What you need to do: Repeat the material exactly from its first line to the line that includes "const MARKER_TOP = [288];". Skip pictures.

Data extract:
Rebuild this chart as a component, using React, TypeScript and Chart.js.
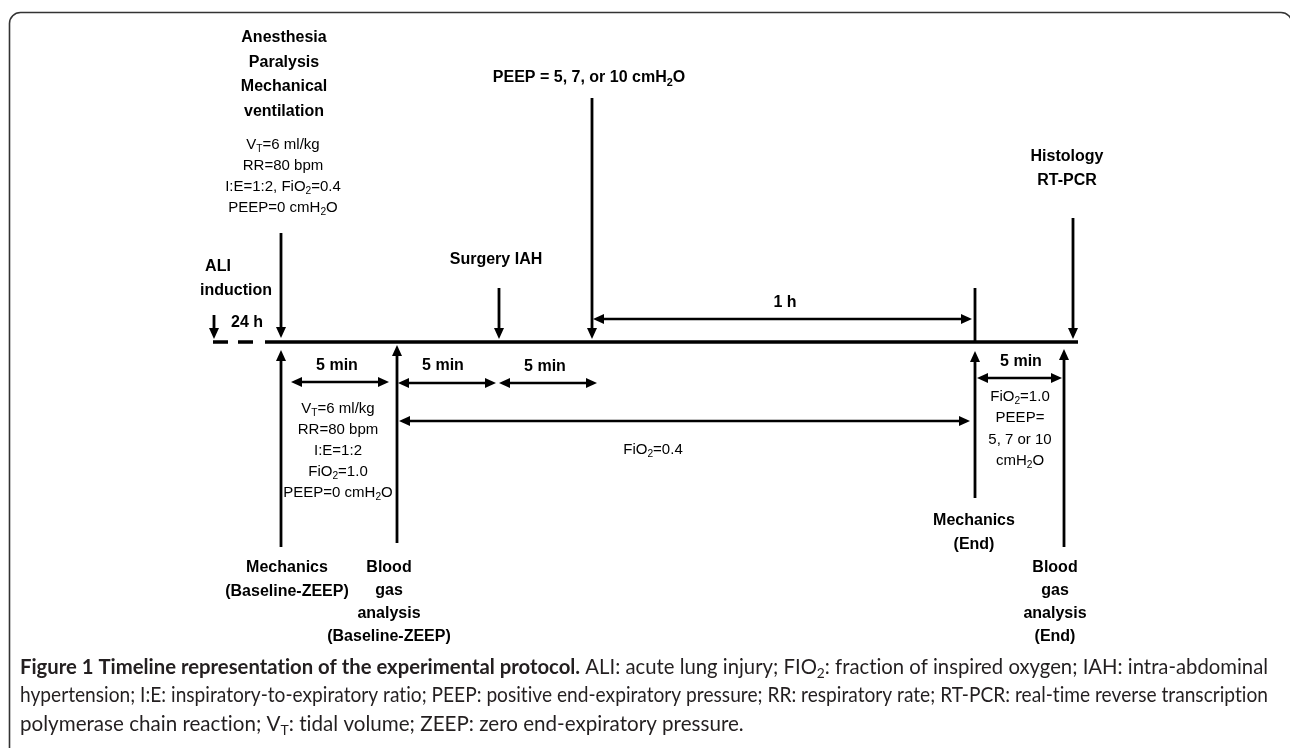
import React, { useEffect, useRef } from "react";
import { Chart, registerables } from "chart.js";

Chart.register(...registerables);

const W = 1290;
const H = 748;

// ---- Timeline (diagram units) ----
const TIMELINE_Y = 342;
const TIMELINE_DASHED_X = [213, 253];
const TIMELINE_SOLID_X = [265, 1078];

// Events above the timeline (down arrows)
const DOWN_ARROW_NAMES = ["ALI induction", "Anesthesia", "Surgery IAH", "PEEP", "Histology"];
const DOWN_ARROW_X = [214, 281, 499, 592, 1073];
const DOWN_ARROW_TOP = [315, 233, 288, 98, 218];
const DOWN_ARROW_TIP = [339, 338, 339, 339, 339];

// Plain marker (end of 1 h)
const MARKER_X = [975];
const MARKER_TOP = [288];

// Measurements below the timeline (up arrows)
const UP_ARROW_NAMES = ["Mechanics baseline", "Blood gas baseline", "Mechanics end", "Blood gas end"];
const UP_ARROW_X = [281, 397, 975, 1064];
const UP_ARROW_BOTTOM = [547, 543, 498, 547];
const UP_ARROW_TIP = [350, 345, 351, 349];

// Durations (double-headed arrows)
const SPAN_NAMES = ["5 min", "5 min", "5 min", "5 min", "1 h", "FiO2=0.4"];
const SPAN_START = [291, 398, 499, 977, 593, 399];
const SPAN_END = [389, 496, 597, 1062, 972, 970];
const SPAN_Y = [382, 383, 383, 378, 319, 421];

// ---- Labels ----
const LABEL_LINES = [
  ["Anesthesia", "Paralysis", "Mechanical", "ventilation"],
  ["V_T=6 ml/kg", "RR=80 bpm", "I:E=1:2, FiO_2=0.4", "PEEP=0 cmH_2O"],
  ["ALI"],
  ["induction"],
  ["24 h"],
  ["Surgery IAH"],
  ["PEEP = 5, 7, or 10 cmH_2O"],
  ["Histology", "RT-PCR"],
  ["1 h"],
  ["5 min"],
  ["5 min"],
  ["5 min"],
  ["5 min"],
  ["V_T=6 ml/kg", "RR=80 bpm", "I:E=1:2", "FiO_2=1.0", "PEEP=0 cmH_2O"],
  ["FiO_2=0.4"],
  ["FiO_2=1.0", "PEEP=", "5, 7 or 10", "cmH_2O"],
  ["Mechanics", "(Baseline-ZEEP)"],
  ["Blood", "gas", "analysis", "(Baseline-ZEEP)"],
  ["Mechanics", "(End)"],
  ["Blood", "gas", "analysis", "(End)"],
];
const LABEL_X = [284, 283, 218, 236, 247, 496, 589, 1067, 785, 337, 443, 545, 1021, 338, 653, 1020, 287, 389, 974, 1055];
const LABEL_Y = [38, 145, 267, 291, 323, 260, 78, 157, 303, 366, 366, 367, 362, 409, 450, 397, 568, 568, 521, 568];
const LABEL_BOLD = [true, false, true, true, true, true, true, true, true, true, true, true, true, false, false, false, true, true, true, true];
const LABEL_GAP = [24.5, 21, 0, 0, 0, 0, 0, 23.5, 0, 0, 0, 0, 0, 21, 0, 21.3, 23.5, 23, 23.5, 23];

// ---- Caption ----
const CAPTION_LINES = [
  "**Figure 1 Timeline representation of the experimental protocol.** ALI: acute lung injury; FIO_2: fraction of inspired oxygen; IAH: intra-abdominal",
  "hypertension; I:E: inspiratory-to-expiratory ratio; PEEP: positive end-expiratory pressure; RR: respiratory rate; RT-PCR: real-time reverse transcription",
  "polymerase chain reaction; V_T: tidal volume; ZEEP: zero end-expiratory pressure.",
];
const CAPTION_X = 20;
const CAPTION_Y = [667, 695.5, 724];
const CAPTION_JUSTIFY = [true, true, false];
const CAPTION_RIGHT = 1268;
const CAPTION_LAST_RIGHT = 744;

// ---- Styles ----
const INK = "#000000";
const CAPTION_INK = "#231f20";
const FRAME_INK = "#333333";
const FONT = '"Liberation Sans", Arial, Helvetica, sans-serif';
const CAPTION_FONT = 'Lato, "Open Sans", sans-serif';
const BOLD_SIZE = 16;
const REG_SIZE = 15;
const HEAD_LEN = 11;
const HEAD_HALF = 5;
const ARROW_W = 2.8;
const SPAN_W = 2.6;
const TIMELINE_W = 3.4;
const ZWNJ = "\u200C";

type Run = { t: string; b: boolean; sub: boolean; space?: boolean };

function parseRuns(s: string, boldDefault: boolean): Run[] {
  const runs: Run[] = [];
  let bold = boldDefault;
  let buf = "";
  const push = () => {
    if (buf) {
      runs.push({ t: buf, b: bold, sub: false });
      buf = "";
    }
  };
  for (let i = 0; i < s.length; i++) {
    if (s.startsWith("**", i)) {
      push();
      bold = !bold;
      i++;
      continue;
    }
    if (s[i] === "_" && i + 1 < s.length) {
      push();
      runs.push({ t: s[i + 1], b: bold, sub: true });
      i++;
      continue;
    }
    buf += s[i];
  }
  push();
  return runs;
}

function tokenize(runs: Run[], noLig: boolean): Run[] {
  const out: Run[] = [];
  for (const r of runs) {
    for (const part of r.t.split(/( )/)) {
      if (part === "") continue;
      const t = noLig ? part.replace(/([tf])(?=[a-z])/g, "$1" + ZWNJ) : part;
      out.push({ ...r, t, space: part === " " });
    }
  }
  return out;
}

function fontFor(t: Run, size: number, family: string) {
  const s = t.sub ? size * 0.68 : size;
  return `${t.b ? "bold " : ""}${s}px ${family}`;
}

function measureRich(ctx: CanvasRenderingContext2D, line: string, size: number, family: string, bold: boolean, noLig = false) {
  const toks = tokenize(parseRuns(line, bold), noLig);
  let w = 0;
  toks.forEach((t) => {
    ctx.font = fontFor(t, size, family);
    w += ctx.measureText(t.t).width;
  });
  return w;
}

function drawRich(
  ctx: CanvasRenderingContext2D,
  line: string,
  x: number,
  y: number,
  size: number,
  family: string,
  bold: boolean,
  align: "center" | "left",
  justifyWidth?: number,
  noLig = false
) {
  const toks = tokenize(parseRuns(line, bold), noLig);
  const widths = toks.map((t) => {
    ctx.font = fontFor(t, size, family);
    return ctx.measureText(t.t).width;
  });
  const natural = widths.reduce((a, b) => a + b, 0);
  let extra = 0;
  let scaleX = 1;
  if (justifyWidth) {
    const nsp = toks.filter((t) => t.space).length;
    if (natural < justifyWidth && nsp > 0) extra = (justifyWidth - natural) / nsp;
    else if (natural > justifyWidth) scaleX = justifyWidth / natural;
  }
  const start = align === "center" ? x - natural / 2 : x;
  ctx.save();
  ctx.translate(start, y);
  ctx.scale(scaleX, 1);
  ctx.textBaseline = "middle";
  ctx.textAlign = "left";
  let cx = 0;
  toks.forEach((t, i) => {
    ctx.font = fontFor(t, size, family);
    ctx.fillText(t.t, cx, t.sub ? size * 0.3 : 0);
    cx += widths[i] + (t.space ? extra : 0);
  });
  ctx.restore();
}

function arrow(x1: number, y1: number, x2: number, y2: number, headStart: boolean, headEnd: boolean, label: string, width = ARROW_W) {
  const dx = x2 - x1;
  const dy = y2 - y1;
  const L = Math.hypot(dx, dy) || 1;
  const ux = dx / L;
  const uy = dy / L;
  const s = headStart ? HEAD_LEN * 0.7 : 0;
  const e = headEnd ? HEAD_LEN * 0.7 : 0;
  const tips: { x: number; y: number; bx: number; by: number }[] = [];
  if (headStart) tips.push({ x: x1, y: y1, bx: x1 + ux, by: y1 + uy });
  if (headEnd) tips.push({ x: x2, y: y2, bx: x2 - ux, by: y2 - uy });
  return {
    label,
    data: [
      { x: x1 + ux * s, y: y1 + uy * s },
      { x: x2 - ux * e, y: y2 - uy * e },
    ],
    arrowTips: tips,
    showLine: true,
    borderColor: INK,
    backgroundColor: INK,
    borderWidth: width,
    borderCapStyle: "butt",
    pointRadius: 0,
    pointHoverRadius: 0,
    fill: false,
  };
}

const diagramPlugin = {
  id: "diagram",
  beforeDraw(chart: any) {
    const ctx: CanvasRenderingContext2D = chart.ctx;
    ctx.save();
    ctx.fillStyle = "#ffffff";
    ctx.fillRect(0, 0, chart.width, chart.height);
    // rounded figure frame
    const x0 = 9.5, y0 = 12.5, x1 = 1292, y1 = 790, r = 11;
    ctx.strokeStyle = FRAME_INK;
    ctx.lineWidth = 1.6;
    ctx.beginPath();
    ctx.moveTo(x0 + r, y0);
    ctx.lineTo(x1 - r, y0);
    ctx.arcTo(x1, y0, x1, y0 + r, r);
    ctx.lineTo(x1, y1);
    ctx.lineTo(x0, y1);
    ctx.lineTo(x0, y0 + r);
    ctx.arcTo(x0, y0, x0 + r, y0, r);
    ctx.stroke();
    ctx.restore();
  },
  afterDatasetsDraw(chart: any) {
    const ctx: CanvasRenderingContext2D = chart.ctx;
    const xs = chart.scales.x;
    const ys = chart.scales.y;
    ctx.save();
    // arrowheads
    ctx.fillStyle = INK;
    chart.data.datasets.forEach((ds: any) => {
      (ds.arrowTips || []).forEach((tip: any) => {
        const px = xs.getPixelForValue(tip.x);
        const py = ys.getPixelForValue(tip.y);
        const bx = xs.getPixelForValue(tip.bx);
        const by = ys.getPixelForValue(tip.by);
        let ux = px - bx;
        let uy = py - by;
        const L = Math.hypot(ux, uy) || 1;
        ux /= L;
        uy /= L;
        const nx = -uy;
        const ny = ux;
        const cx = px - ux * HEAD_LEN;
        const cy = py - uy * HEAD_LEN;
        ctx.beginPath();
        ctx.moveTo(px, py);
        ctx.lineTo(cx + nx * HEAD_HALF, cy + ny * HEAD_HALF);
        ctx.lineTo(cx - nx * HEAD_HALF, cy - ny * HEAD_HALF);
        ctx.closePath();
        ctx.fill();
      });
    });
    // diagram labels
    ctx.fillStyle = INK;
    LABEL_LINES.forEach((lines, i) => {
      const bold = LABEL_BOLD[i];
      const size = bold ? BOLD_SIZE : REG_SIZE;
      lines.forEach((ln, j) => {
        const px = xs.getPixelForValue(LABEL_X[i]);
        const py = ys.getPixelForValue(LABEL_Y[i] + j * LABEL_GAP[i]);
        drawRich(ctx, ln, px, py, size, FONT, bold, "center");
      });
    });
    // caption: size chosen so the short last line reaches its measured end
    ctx.fillStyle = CAPTION_INK;
    const left = xs.getPixelForValue(CAPTION_X);
    const lastW = measureRich(ctx, CAPTION_LINES[2], 16, CAPTION_FONT, false, true);
    const capSize = 16 * ((xs.getPixelForValue(CAPTION_LAST_RIGHT) - left) / lastW);
    CAPTION_LINES.forEach((ln, i) => {
      const py = ys.getPixelForValue(CAPTION_Y[i]);
      const jw = CAPTION_JUSTIFY[i] ? xs.getPixelForValue(CAPTION_RIGHT) - left : undefined;
      drawRich(ctx, ln, left, py, capSize, CAPTION_FONT, false, "left", jw, true);
    });
    ctx.restore();
  },
};

function buildDatasets() {
  const ds: any[] = [];
  ds.push({
    label: "24 h (dashed)",
    data: [
      { x: TIMELINE_DASHED_X[0], y: TIMELINE_Y },
      { x: TIMELINE_DASHED_X[1], y: TIMELINE_Y },
    ],
    showLine: true,
    borderColor: INK,
    borderWidth: TIMELINE_W,
    borderDash: [15, 10],
    borderCapStyle: "butt",
    pointRadius: 0,
  });
  ds.push({
    label: "timeline",
    data: [
      { x: TIMELINE_SOLID_X[0], y: TIMELINE_Y },
      { x: TIMELINE_SOLID_X[1], y: TIMELINE_Y },
    ],
    showLine: true,
    borderColor: INK,
    borderWidth: TIMELINE_W,
    borderCapStyle: "butt",
    pointRadius: 0,
  });
  DOWN_ARROW_X.forEach((x, i) => {
    ds.push(arrow(x, DOWN_ARROW_TOP[i], x, DOWN_ARROW_TIP[i], false, true, DOWN_ARROW_NAMES[i]));
  });
  MARKER_X.forEach((x, i) => {
    ds.push(arrow(x, MARKER_TOP[i], x, TIMELINE_Y, false, false, "1 h end"));
  });
  UP_ARROW_X.forEach((x, i) => {
    ds.push(arrow(x, UP_ARROW_BOTTOM[i], x, UP_ARROW_TIP[i], false, true, UP_ARROW_NAMES[i]));
  });
  SPAN_START.forEach((x, i) => {
    ds.push(arrow(x, SPAN_Y[i], SPAN_END[i], SPAN_Y[i], true, true, SPAN_NAMES[i], SPAN_W));
  });
  return ds;
}

export default function App() {
  const ref = useRef<HTMLCanvasElement | null>(null);
  useEffect(() => {
    document.body.style.margin = "0";
    const canvas = ref.current;
    if (!canvas) return;
    const chart = new Chart(canvas, {
      type: "scatter",
      data: { datasets: buildDatasets() },
      options: {
        responsive: false,
        animation: false,
        devicePixelRatio: 1,
        layout: { padding: 0, autoPadding: false } as any,
        events: [],
        plugins: {
          legend: { display: false },
          tooltip: { enabled: false },
        },
        scales: {
          x: { type: "linear", min: 0, max: W, display: false },
          y: { type: "linear", min: 0, max: H, reverse: true, display: false },
        },
      },
      plugins: [diagramPlugin],
    });
    return () => chart.destroy();
  }, []);
  return (
    <div style={{ width: W, height: H, overflow: "hidden", background: "#fff" }}>
      <canvas ref={ref} width={W} height={H} style={{ display: "block" }} />
    </div>
  );
}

Exercise result:
Rebuild this chart as a component, using React, TypeScript and Chart.js.
import React, { useEffect, useRef } from "react";
import { Chart, registerables } from "chart.js";

Chart.register(...registerables);

const W = 1290;
const H = 748;

// ---- Timeline (diagram units) ----
const TIMELINE_Y = 342;
const TIMELINE_DASHED_X = [213, 253];
const TIMELINE_SOLID_X = [265, 1078];

// Events above the timeline (down arrows)
const DOWN_ARROW_NAMES = ["ALI induction", "Anesthesia", "Surgery IAH", "PEEP", "Histology"];
const DOWN_ARROW_X = [214, 281, 499, 592, 1073];
const DOWN_ARROW_TOP = [315, 233, 288, 98, 218];
const DOWN_ARROW_TIP = [339, 338, 339, 339, 339];

// Plain marker (end of 1 h)
const MARKER_X = [975];
const MARKER_TOP = [288];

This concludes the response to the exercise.